The US administration’s revised travel ban signed by President Donald Trump last Monday will likely pose adverse impacts on the country’s higher education sector, The PIE News reports.
The updated ban excludes Iraq from the earlier order’s 90-day travel restriction for citizens of seven Muslim-majority countries, leaving only Iran, Libya, Somalia, Sudan, Syria and Yemen.
Popularly known as #MuslimBan, the order had also suspended the US refugee programme for 120 days. However, unlike the older version of the order, Syrian refugees will not be placed on an indefinite ban.
Another notable change is that citizens from impacted countries holding valid visas, permanent residency or dual citizenship in the US, will be able to enter sans any constraint. Those with visas due to expire will have to reapply.
BREAKING: Trump Signs New Travel Ban https://t.co/WLJL3jwqEg
— AASCU (@AASCU) March 6, 2017
“Nothing in this executive order affects current lawful permanent residents or persons with current authorisation to enter our country,” Secretary of Homeland Security John Kelly said in a statement.
These new developments do little to placate the country’s higher education sector, who has been on edge since the first order was signed on Jan 27.
Although said to be an “improvement” to the earlier ban, “the executive order remains overly broad in scope and threatens to adversely impact higher education in America”, the American Association of State Colleges and Universities said in a statement.
While the group respects Trump’s wish to secure the country, they believe such a “categorical ban” based on national origins “will undermine the ability of our public institutions to attract the best minds to teach and study at our state colleges and universities”.
In addition, future changes to the Optional Training Programs and H-1B visas may vex the problem further.
Rahul Choudaha, co-founder of interEDGE – a US-based provider of support services for international students – warned the overall effect of these reforms could prove “unnerving” for many overseas students.
— AIEA (@AIEAWorld) March 6, 2017
Though the order has been “improved” with more details, such small print may be glossed over.
Ultimately, the message sent to the world is negative, with international students increasingly turning away from the US.
“Students and families don’t break down the particulars.

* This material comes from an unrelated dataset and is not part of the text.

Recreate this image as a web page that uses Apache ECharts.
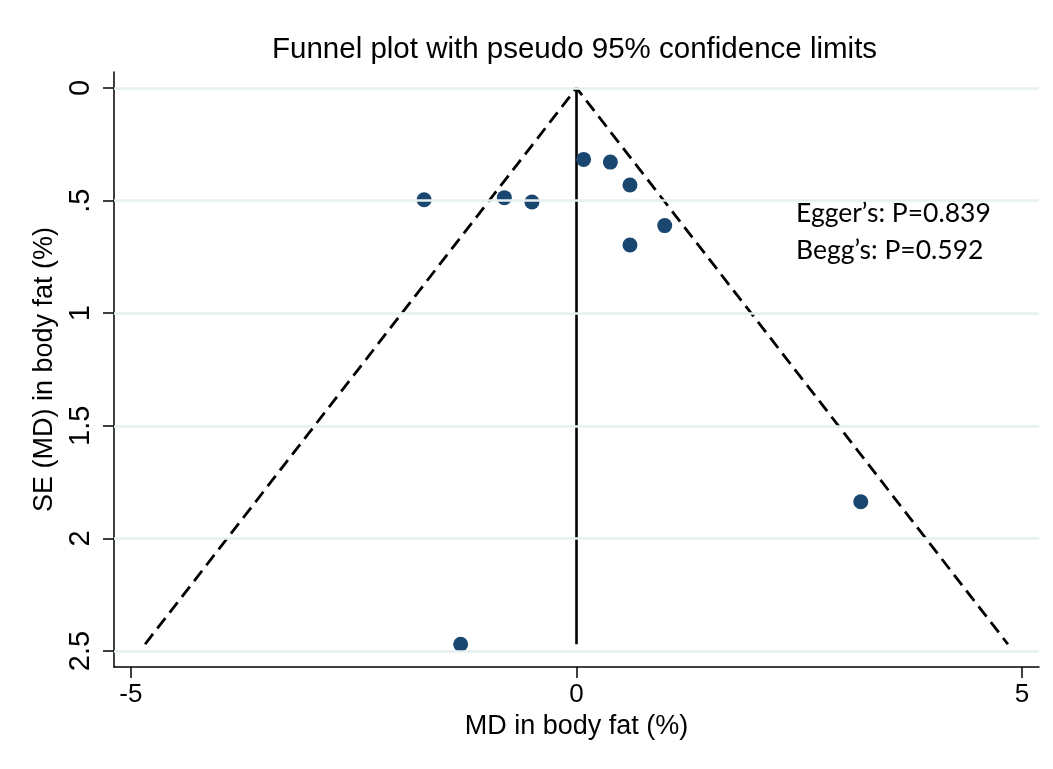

They hear of people being banned,” George Burke, University of Albany‘s international admissions and recruitment specialist told The PIE News. “Given the admissions timelines, the damage has been done.”
“Aside from the substance of the move – barring entry to students and scholars from the countries named – the message sent to the rest of the world could hardly be more negative,” said Eddie West, director of international programmes at University of California, Berkeley Extension.
In the midst of all these, the Association for International Education Administrators made a call to arms for educators to stand in “full solidarity” with all affected by the new orders, as it was their duty to protect the global flow of knowledge and people.
“This is a critical moment for international education.”